Future‑proofing flood data
With insurers dealing with an ever‑growing supply of information on flood risk, some are now calling for more consideration of future events. In particular, given the fact that some of the areas currently underwater have never suffered such severe flooding before, many would like to see climate change factored in to help with the predictability of future incidents.
This notion has been supported by the Met Office. Speaking in early February, Met Office chief scientist Dame Julia Slingo said that although there was no definitive answer as to what caused the recent storms, all the evidence suggests a link to climate change. She also called for greater use of climate models to help determine future investments in flood defences.
But factoring in reliable climate change data wouldn’t necessarily be an easy step. “The effects of climate change are notoriously difficult to pin down,” says Gilbert.
“However, any models that offer a possible insight into this are likely to receive increased focus should there be more frequent extreme weather events.”
While climate change data could help with longer‑term predictions, Moyse says there is also more work to be done on weather forecasting. “We are working with academics to get a better understanding of the weather. Being able to produce an accurate long‑range forecast is the Holy Grail,” he says.
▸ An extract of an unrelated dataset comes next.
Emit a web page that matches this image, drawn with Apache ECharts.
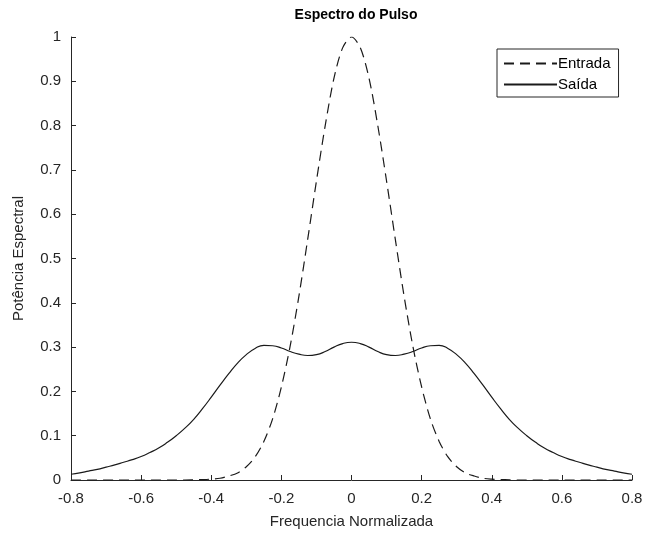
<!DOCTYPE html>
<html>
<head>
<meta charset="utf-8">
<title>Espectro do Pulso</title>
<script src="https://cdn.jsdelivr.net/npm/echarts@6/dist/echarts.min.js"></script>
<style>
  html, body { margin: 0; padding: 0; background: #ffffff; }
  #chart { width: 646px; height: 535px; }
</style>
</head>
<body>
<div id="chart"></div>
<script>
// Normalized frequency samples shared by both spectra (uniform 0.025 step)
const freq = [
  -0.8, -0.775, -0.75, -0.725, -0.7, -0.675, -0.65, -0.625,
  -0.6, -0.575, -0.55, -0.525, -0.5, -0.475, -0.45, -0.425,
  -0.4, -0.375, -0.35, -0.325, -0.3, -0.275, -0.25, -0.225,
  -0.2, -0.175, -0.15, -0.125, -0.1, -0.075, -0.05, -0.025,
  0,
  0.025, 0.05, 0.075, 0.1, 0.125, 0.15, 0.175, 0.2,
  0.225, 0.25, 0.275, 0.3, 0.325, 0.35, 0.375, 0.4,
  0.425, 0.45, 0.475, 0.5, 0.525, 0.55, 0.575, 0.6,
  0.625, 0.65, 0.675, 0.7, 0.725, 0.75, 0.775, 0.8
];

// Input pulse spectral power (dashed)
const entrada = [
  0, 0, 0, 0, 0, 0, 0, 0,
  0, 0, 0, 0, 0, 0, 0.0004, 0.001,
  0.002, 0.004, 0.009, 0.016, 0.030, 0.052, 0.087, 0.138,
  0.21, 0.302, 0.415, 0.543, 0.675, 0.80, 0.907, 0.976,
  1.0,
  0.976, 0.907, 0.80, 0.675, 0.543, 0.415, 0.302, 0.21,
  0.138, 0.087, 0.052, 0.030, 0.016, 0.009, 0.004, 0.002,
  0.001, 0.0004, 0, 0, 0, 0, 0, 0,
  0, 0, 0, 0, 0, 0, 0, 0
];

// Output pulse spectral power (solid)
const saida = [
  0.013, 0.016, 0.020, 0.024, 0.029, 0.034, 0.040, 0.046,
  0.053, 0.062, 0.072, 0.085, 0.100, 0.117, 0.137, 0.161,
  0.187, 0.214, 0.240, 0.264, 0.283, 0.297, 0.304, 0.303,
  0.298, 0.290, 0.284, 0.281, 0.283, 0.290, 0.300, 0.308,
  0.311,
  0.308, 0.300, 0.290, 0.283, 0.281, 0.284, 0.290, 0.298,
  0.303, 0.304, 0.297, 0.283, 0.264, 0.240, 0.214, 0.187,
  0.161, 0.137, 0.117, 0.100, 0.085, 0.072, 0.062, 0.053,
  0.046, 0.040, 0.034, 0.029, 0.024, 0.020, 0.016, 0.013
];

const xTicks = { min: -0.8, max: 0.8, step: 0.2 };
const yTicks = { min: 0, max: 1, step: 0.1 };

const axisInk = '#262626';
const lineInk = '#1a1a1a';
const font = '"Liberation Sans", Arial, Helvetica, sans-serif';

const pairs = (ys) => freq.map((f, i) => [f, ys[i]]);

const chart = echarts.init(document.getElementById('chart'), null, { renderer: 'canvas' });

chart.setOption({
  backgroundColor: '#ffffff',
  animation: false,
  textStyle: { fontFamily: font },
  title: {
    text: 'Espectro do Pulso',
    left: 351,
    top: 3,
    textAlign: 'center',
    textStyle: { fontFamily: font, fontSize: 14, fontWeight: 'bold', color: '#000000' }
  },
  legend: {
    orient: 'vertical',
    left: 497,
    top: 49,
    padding: [7, 8, 5, 6],
    itemWidth: 53,
    itemHeight: 14,
    itemGap: 6,
    borderColor: axisInk,
    borderWidth: 1,
    backgroundColor: '#ffffff',
    itemStyle: { opacity: 0 },
    textStyle: { fontFamily: font, fontSize: 15, color: '#000000', padding: [0, 0, 0, -4] },
    data: ['Entrada', 'Saída']
  },
  grid: { left: 71, right: 14, top: 37, bottom: 55, containLabel: false },
  xAxis: {
    type: 'value',
    min: xTicks.min,
    max: xTicks.max,
    interval: xTicks.step,
    name: 'Frequencia Normalizada',
    nameLocation: 'middle',
    nameGap: 34,
    nameTextStyle: { fontFamily: font, fontSize: 15, color: axisInk },
    axisLine: { onZero: false, lineStyle: { color: axisInk, width: 1 } },
    axisTick: { inside: true, length: 5, lineStyle: { color: axisInk } },
    axisLabel: { fontFamily: font, fontSize: 15, color: axisInk, margin: 11 },
    splitLine: { show: false }
  },
  yAxis: {
    type: 'value',
    min: yTicks.min,
    max: yTicks.max,
    interval: yTicks.step,
    name: 'Potência Espectral',
    nameLocation: 'middle',
    nameGap: 45,
    nameTextStyle: { fontFamily: font, fontSize: 15, color: axisInk },
    axisLine: { show: true, onZero: false, lineStyle: { color: axisInk, width: 1 } },
    axisTick: { show: true, inside: true, length: 5, lineStyle: { color: axisInk } },
    axisLabel: { fontFamily: font, fontSize: 15, color: axisInk, margin: 10 },
    splitLine: { show: false }
  },
  series: [
    {
      name: 'Entrada',
      type: 'line',
      data: pairs(entrada),
      symbol: 'none',
      smooth: 0.3,
      z: 3,
      lineStyle: { color: lineInk, width: 1.2, type: [10, 6] },
      itemStyle: { color: 'rgba(0,0,0,0)' }
    },
    {
      name: 'Saída',
      type: 'line',
      data: pairs(saida),
      symbol: 'none',
      smooth: 0.5,
      z: 2,
      lineStyle: { color: lineInk, width: 1.2, type: 'solid' },
      itemStyle: { color: 'rgba(0,0,0,0)' }
    }
  ]
});
</script>
</body>
</html>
But whether insurers focus on fine‑tuning surface water data or gaining a better understanding of climate change, data will become increasingly important when Flood Re is introduced. Under the current agreement, although insurers must continue to cover existing customers, there are no caps on premiums or excesses – so insurers have been able to charge more to reflect the risk.
Under Flood Re, an insurer will be able to cede any properties for which it is unable to provide affordable flood cover into an insurance pool. With this as a potential backstop, understanding which properties are at a higher risk of flooding will be essential.
But although the industry has welcomed this initiative, it is not without its critics. Graeme Trudgill, head of corporate affairs at the British Insurance Brokers’ Association, explains: “Flood Re is great for the 500 000 or so homes that will be covered by it, but we are concerned about some of the properties that are excluded. Some SMEs, which are currently covered under the Statement of Principles, will struggle to find affordable cover under Flood Re. This is a retrograde step.”
As well as SMEs, homes built since 1 January 2009 and those in the highest council tax band in England (and equivalent properties in Scotland, Wales and Northern Ireland) will not be covered.
Additionally, as insurers will be so much more reliant on data, some are questioning whether the information currently available is up to the job. “When you look at some of the areas that flooded this winter, it does make you wonder how accurate the flood data is,” says Williams. “There will be a need for a major review.”
And while there are no indications yet that Flood Re won’t be implemented in summer 2015, given the damage caused by this winter’s floods, further debate about the provision of affordable flood cover is inevitable.